Il ne sut vraiment combien de temps il resta là, allongé dans une flaque de sang épais et poisseux. Il se rappela seulement de Feng Sui, le lendemain, qui l'avait sorti à bras le corps de la chambre, pâle comme la mort et presque en larmes. Il avait compris que NamJun ne serait plus jamais le même, que la peur allait régner en maître dans le service le plus calme de cet hôpital. Doc ne voulut même pas se séparer de ses vêtements. Il n'avait pas dit un seul mot depuis la veille au soir. Simplement, quand l'infirmier voulut lui retirer sa chemise pour lui en donner une propre, il serra les poings dessus et se replia sur lui-même. Feng Sui lâcha bien vite l'affaire et lui laissa simplement un verre d'eau. Le chat était introuvable et personne ne savait plus quoi faire. La police tenta de poser une ou deux questions à NamJun, comme de coutume, mais il ne dit rien et se contenta de regarder la porte ouverte derrière lui. Il voulait dormir. Arrêter de voir le chat, derrière l'officier en uniforme, sourire. C'était comme s'il l'entendait de loin lui murmurer : « C'est toi le suivant ».

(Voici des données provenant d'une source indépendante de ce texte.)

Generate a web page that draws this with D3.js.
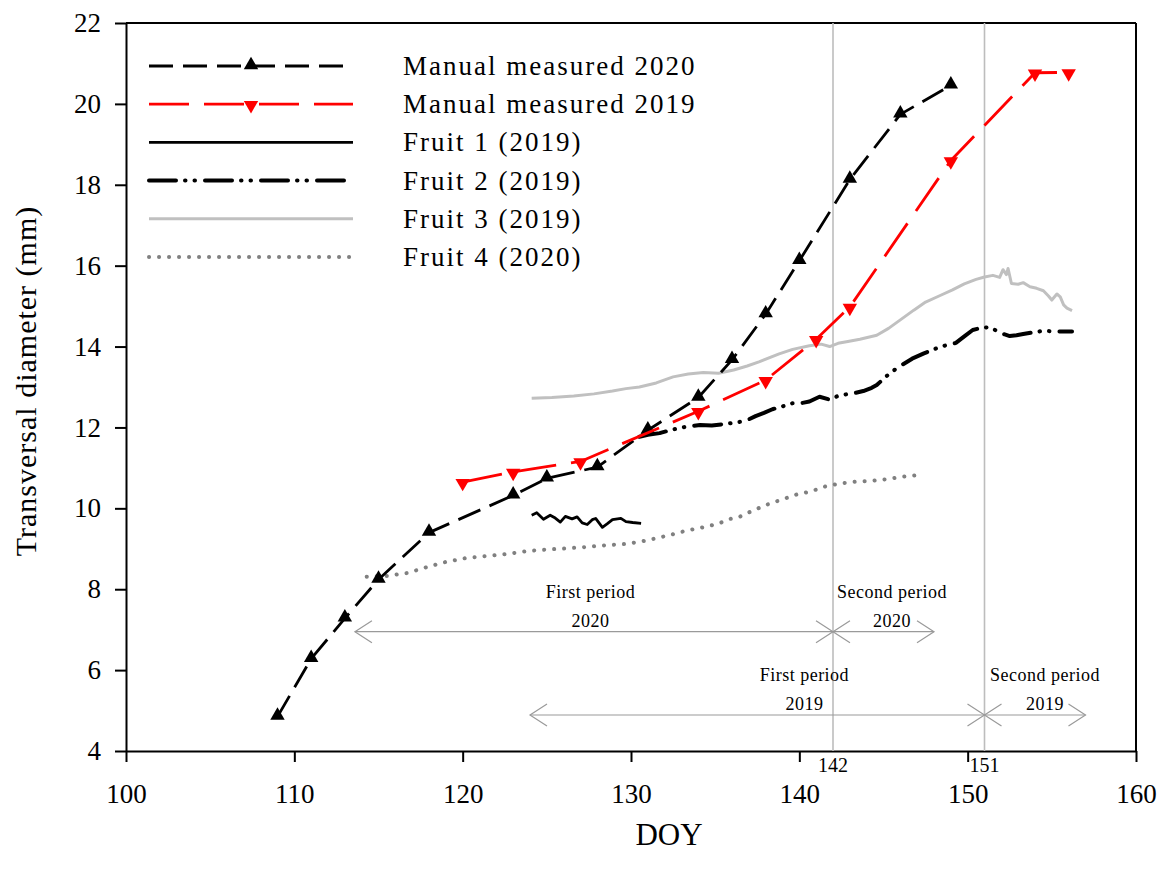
<!DOCTYPE html>
<html>
<head>
<meta charset="utf-8">
<script src="https://cdn.jsdelivr.net/npm/d3@7"></script>
<style>
body { margin: 0; background: #fff; }
text { font-family: "Liberation Serif", "Times New Roman", serif; fill: #000; }
</style>
</head>
<body>
<div id="chart"></div>
<script>
// chart size
let svgWidth = 1162;
let svgHeight = 878;
let margin = { top: 23, right: 26, bottom: 127, left: 126 };
let chartWidth = svgWidth - margin.left - margin.right;
let chartHeight = svgHeight - margin.top - margin.bottom;

// ---- data ----
let xTicks = [100, 110, 120, 130, 140, 150, 160];
let yTicks = [4, 6, 8, 10, 12, 14, 16, 18, 20, 22];

let manualDoy2020 = [109, 111, 113, 115, 118, 123, 125, 128, 131, 134, 136, 138, 140, 143, 146, 149];
let manual2020 = [4.85, 6.28, 7.28, 8.24, 9.4, 10.32, 10.74, 11.02, 11.93, 12.74, 13.67, 14.8, 16.12, 18.13, 19.74, 20.46];

let manualDoy2019 = [120, 123, 127, 134, 138, 141, 143, 149, 154, 156];
let manual2019 = [10.65, 10.9, 11.16, 12.4, 13.17, 14.18, 14.98, 18.6, 20.77, 20.78];

let fruit1Doy = [124.1, 124.4, 124.8, 125.2, 125.5, 125.8, 126.1, 126.5, 126.8, 127.1, 127.4, 127.7, 127.9, 128.3, 128.6, 128.9, 129.4, 129.7, 130.1, 130.6];
let fruit1 = [9.83, 9.89, 9.73, 9.83, 9.76, 9.66, 9.8, 9.74, 9.79, 9.64, 9.6, 9.72, 9.75, 9.53, 9.62, 9.72, 9.75, 9.67, 9.65, 9.63];

let fruit2Doy = [130.5, 131.0, 131.7, 132.5, 133.3, 134.1, 134.8, 135.5, 136.5, 137.0, 137.4, 137.9, 138.4, 139.0, 139.6, 140.1, 140.6, 141.2, 141.8, 142.3,
  142.8, 143.3, 143.8, 144.3, 144.6, 145.0, 145.4, 146.0, 146.7, 147.4, 148.1, 148.7, 149.3, 149.8, 150.3, 150.8, 151.3, 151.6, 151.9, 152.2,
  152.5, 152.9, 153.3, 153.9, 154.5, 155.3, 156.2];
let fruit2 = [11.77, 11.82, 11.86, 11.95, 12.02, 12.06, 12.05, 12.08, 12.14, 12.2, 12.28, 12.36, 12.45, 12.52, 12.6, 12.6, 12.64, 12.76, 12.69, 12.78,
  12.82, 12.85, 12.9, 12.98, 13.05, 13.2, 13.35, 13.52, 13.7, 13.83, 13.95, 14.03, 14.09, 14.25, 14.41, 14.46, 14.48, 14.42, 14.33, 14.3,
  14.26, 14.28, 14.31, 14.35, 14.39, 14.37, 14.37];

let fruit3Doy = [124.1, 125.3, 126.6, 127.8, 128.9, 129.7, 130.5, 131.5, 132.5, 133.4, 134.3, 135.2, 136.1, 136.9, 137.6, 138.8, 139.6, 140.6, 141.3, 141.8,
  142.3, 142.8, 143.6, 144.6, 145.3, 146.0, 146.8, 147.5, 148.3, 149.1, 149.8, 150.5, 151.0, 151.5, 151.9, 152.1, 152.3, 152.4, 152.6, 153.0,
  153.3, 153.7, 154.1, 154.5, 154.8, 155.0, 155.3, 155.5, 155.7, 155.9, 156.2];
let fruit3 = [12.72, 12.74, 12.78, 12.83, 12.9, 12.96, 13.0, 13.1, 13.25, 13.32, 13.36, 13.34, 13.42, 13.52, 13.62, 13.82, 13.93, 14.02, 14.06, 14.0,
  14.08, 14.12, 14.18, 14.28, 14.45, 14.66, 14.9, 15.1, 15.25, 15.4, 15.55, 15.66, 15.72, 15.76, 15.71, 15.9, 15.78, 15.93, 15.56, 15.54,
  15.58, 15.48, 15.44, 15.38, 15.25, 15.15, 15.3, 15.23, 15.03, 14.95, 14.89];

let fruit4Doy = [114.3, 115.5, 116.7, 117.9, 119.05, 120.2, 121.4, 122.6, 124.0, 125.3, 126.2, 127.2, 128.0, 129.0, 129.7, 130.6, 131.5, 132.4, 133.3, 134.5,
  135.2, 135.8, 136.4, 136.9, 138.0, 139.2, 139.9, 140.7, 141.6, 142.5, 143.4, 144.3, 145.2, 146.1, 147.1];
let fruit4 = [8.31, 8.33, 8.4, 8.55, 8.68, 8.77, 8.82, 8.87, 8.95, 8.99, 9.01, 9.04, 9.07, 9.1, 9.12, 9.18, 9.26, 9.35, 9.45, 9.55,
  9.62, 9.73, 9.78, 9.88, 10.08, 10.25, 10.35, 10.42, 10.55, 10.62, 10.66, 10.68, 10.72, 10.78, 10.82];

// period boundaries and arrow annotations
let boundaryDoy = [142, 151];
let periodNames = ["First period", "Second period", "First period", "Second period"];
let periodYears = ["2020", "2020", "2019", "2019"];
let periodStart = [113.6, 142, 124, 151];
let periodEnd = [142, 148, 151, 157];
let periodLevel = [6.95, 6.95, 4.89, 4.89];
let periodLabelDoy = [127.6, 145.5, 140.3, 154.6];

let legendNames = ["Manual measured 2020", "Manual measured 2019", "Fruit 1 (2019)", "Fruit 2 (2019)", "Fruit 3 (2019)", "Fruit 4 (2020)"];

// series styles
let styles = [
  { color: "#000", width: 2.8, dash: "24 10", cap: "butt", marker: "up" },
  { color: "#ff0000", width: 2.8, dash: "40 15", cap: "butt", marker: "down" },
  { color: "#000", width: 2.8, dash: null, cap: "butt" },
  { color: "#000", width: 4, dash: "27 9 0.5 9 0.5 10", cap: "round" },
  { color: "#c0c0c0", width: 3, dash: null, cap: "butt" },
  { color: "#808080", width: 4, dash: "0.1 9.9", cap: "round" }
];

function zipSeries(xs, ys) {
  return xs.map((d, i) => ({ x: d, y: ys[i] }));
}

let series = [
  zipSeries(manualDoy2020, manual2020),
  zipSeries(manualDoy2019, manual2019),
  zipSeries(fruit1Doy, fruit1),
  zipSeries(fruit2Doy, fruit2),
  zipSeries(fruit3Doy, fruit3),
  zipSeries(fruit4Doy, fruit4)
];

/********************************************/

let svg = d3.select("#chart")
  .append("svg")
  .attr("width", svgWidth)
  .attr("height", svgHeight);

let chartGroup = svg.append("g")
  .attr("transform", `translate(${margin.left}, ${margin.top})`);

let xScale = d3.scaleLinear().domain([100, 160]).range([0, chartWidth]);
let yScale = d3.scaleLinear().domain([4, 22]).range([chartHeight, 0]);

// axes
let xAxis = d3.axisBottom(xScale).tickValues(xTicks).tickSize(11).tickSizeOuter(0).tickPadding(22);
let yAxis = d3.axisLeft(yScale).tickValues(yTicks).tickSize(11).tickSizeOuter(0).tickPadding(14);

let gx = chartGroup.append("g")
  .attr("class", "x-axis")
  .attr("transform", `translate(0, ${chartHeight})`)
  .call(xAxis);
let gy = chartGroup.append("g")
  .attr("class", "y-axis")
  .call(yAxis);

[gx, gy].forEach(g => {
  g.selectAll("path, line").attr("stroke", "#000").attr("stroke-width", 2);
  g.selectAll("text")
    .style("font-family", "'Liberation Serif', serif")
    .style("font-size", "27px")
    .attr("fill", "#000");
});

// top and right frame
chartGroup.append("line")
  .attr("x1", 0).attr("x2", chartWidth).attr("y1", 0).attr("y2", 0)
  .attr("stroke", "#000").attr("stroke-width", 2);
chartGroup.append("line")
  .attr("x1", chartWidth).attr("x2", chartWidth).attr("y1", 0).attr("y2", chartHeight)
  .attr("stroke", "#000").attr("stroke-width", 2);

// axis titles
svg.append("text")
  .attr("transform", `translate(36, 381) rotate(-90)`)
  .attr("text-anchor", "middle")
  .style("font-size", "30px")
  .style("letter-spacing", "1px")
  .text("Transversal diameter (mm)");

svg.append("text")
  .attr("x", 669)
  .attr("y", 845)
  .attr("text-anchor", "middle")
  .style("font-size", "31px")
  .text("DOY");

// vertical boundary lines
chartGroup.selectAll(".boundary")
  .data(boundaryDoy)
  .enter()
  .append("line")
  .attr("class", "boundary")
  .attr("x1", d => xScale(d)).attr("x2", d => xScale(d))
  .attr("y1", 0).attr("y2", chartHeight)
  .attr("stroke", "#bdbdbd").attr("stroke-width", 1.6);

chartGroup.selectAll(".boundaryLabel")
  .data(boundaryDoy)
  .enter()
  .append("text")
  .attr("class", "boundaryLabel")
  .attr("x", d => xScale(d))
  .attr("y", chartHeight + 21)
  .attr("text-anchor", "middle")
  .style("font-size", "20px")
  .text(d => d);

/********************************************/
// period arrows
let arrowColor = "#9a9a9a";
function chevron(g, tipX, tipY, dir) {
  let len = 17, half = 11;
  g.append("path")
    .attr("d", `M${tipX - dir * len},${tipY - half} L${tipX},${tipY} L${tipX - dir * len},${tipY + half}`)
    .attr("fill", "none")
    .attr("stroke", arrowColor)
    .attr("stroke-width", 1.2);
}

let periodGroup = chartGroup.append("g");
periodStart.forEach((s, i) => {
  let x0 = xScale(s), x1 = xScale(periodEnd[i]), y = yScale(periodLevel[i]);
  periodGroup.append("line")
    .attr("x1", x0).attr("x2", x1).attr("y1", y).attr("y2", y)
    .attr("stroke", arrowColor).attr("stroke-width", 1.2);
  chevron(periodGroup, x0, y, -1);
  chevron(periodGroup, x1, y, 1);
  let lx = xScale(periodLabelDoy[i]);
  periodGroup.append("text")
    .attr("x", lx).attr("y", y - 34)
    .attr("text-anchor", "middle")
    .style("font-size", "18px")
    .style("letter-spacing", "0.5px")
    .text(periodNames[i]);
  periodGroup.append("text")
    .attr("x", lx).attr("y", y - 5)
    .attr("text-anchor", "middle")
    .style("font-size", "18px")
    .style("letter-spacing", "0.5px")
    .text(periodYears[i]);
});

/********************************************/
// series lines (draw fruit lines first, manual on top)
let line = d3.line().x(d => xScale(d.x)).y(d => yScale(d.y));
let drawOrder = [4, 5, 2, 3, 0, 1];

drawOrder.forEach(i => {
  let st = styles[i];
  chartGroup.append("path")
    .datum(series[i])
    .attr("d", line)
    .attr("fill", "none")
    .attr("stroke", st.color)
    .attr("stroke-width", st.width)
    .attr("stroke-linecap", st.cap)
    .attr("stroke-linejoin", "round")
    .attr("stroke-dasharray", st.dash);

  if (st.marker) {
    chartGroup.selectAll(".marker" + i)
      .data(series[i])
      .enter()
      .append("path")
      .attr("class", "marker" + i)
      .attr("d", d3.symbol().type(d3.symbolTriangle).size(90))
      .attr("transform", d => `translate(${xScale(d.x)}, ${yScale(d.y) + (st.marker === "up" ? -1 : 1)}) rotate(${st.marker === "up" ? 0 : 180})`)
      .attr("fill", st.color);
  }
});

/********************************************/
// legend
let legend = svg.append("g").attr("class", "legend");
legendNames.forEach((name, i) => {
  let st = styles[i];
  let y = 66 + i * 38.2;
  legend.append("line")
    .attr("x1", 149).attr("x2", 353).attr("y1", y).attr("y2", y)
    .attr("stroke", st.color)
    .attr("stroke-width", st.width)
    .attr("stroke-linecap", st.cap)
    .attr("stroke-dasharray", st.dash);
  if (st.marker) {
    legend.append("path")
      .attr("d", d3.symbol().type(d3.symbolTriangle).size(90))
      .attr("transform", `translate(251, ${y + (st.marker === "up" ? -1 : 1)}) rotate(${st.marker === "up" ? 0 : 180})`)
      .attr("fill", st.color);
  }
  legend.append("text")
    .attr("x", 403)
    .attr("y", y + 9)
    .style("font-size", "27px")
    .style("letter-spacing", "2px")
    .text(name);
});
</script>
</body>
</html>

Il était certain qu'il y passerait maintenant. Et quand l'officier quitta la pièce, NamJun se leva, et d'un pas robotique tant il était machinal, vide, il se dirigea vers la pharmacie dans la salle de soins infirmiers. Il prit un flacon d'antidépresseurs dans la boîte scellée et retourna dans la chambre de garde. Il fit sauter le couvercle avec le pouce et fit tomber deux comprimés dans la paume de sa main. Il ne savait absolument pas quels effets ça pourrait avoir sur lui qui n'avait jamais goûté à ça, mais les circonstances étaient telles que dans tous les cas, il avait besoin de les avaler. Peu importe si ça l'endormait juste ou si ça le tuait, il voulait juste du calme. Beaucoup de calme. Pour essayer de reconstituer l'infime lueur d'espoir qui se fissurait de plus en plus, sans doute. Sa dernière once de rationalité qui voulait qu'il se remette sur pied et qu'il ne cède pas à cette boule d'angoisse qui lui rongeait l'estomac. Il faillit les avaler de travers, mais il y parvint. Il eut tout juste le temps d'enlever son jean et sa chemise avant de se glisser sous la couverture. Dix minutes plus tard, le sommeil noir et profond l'enveloppait.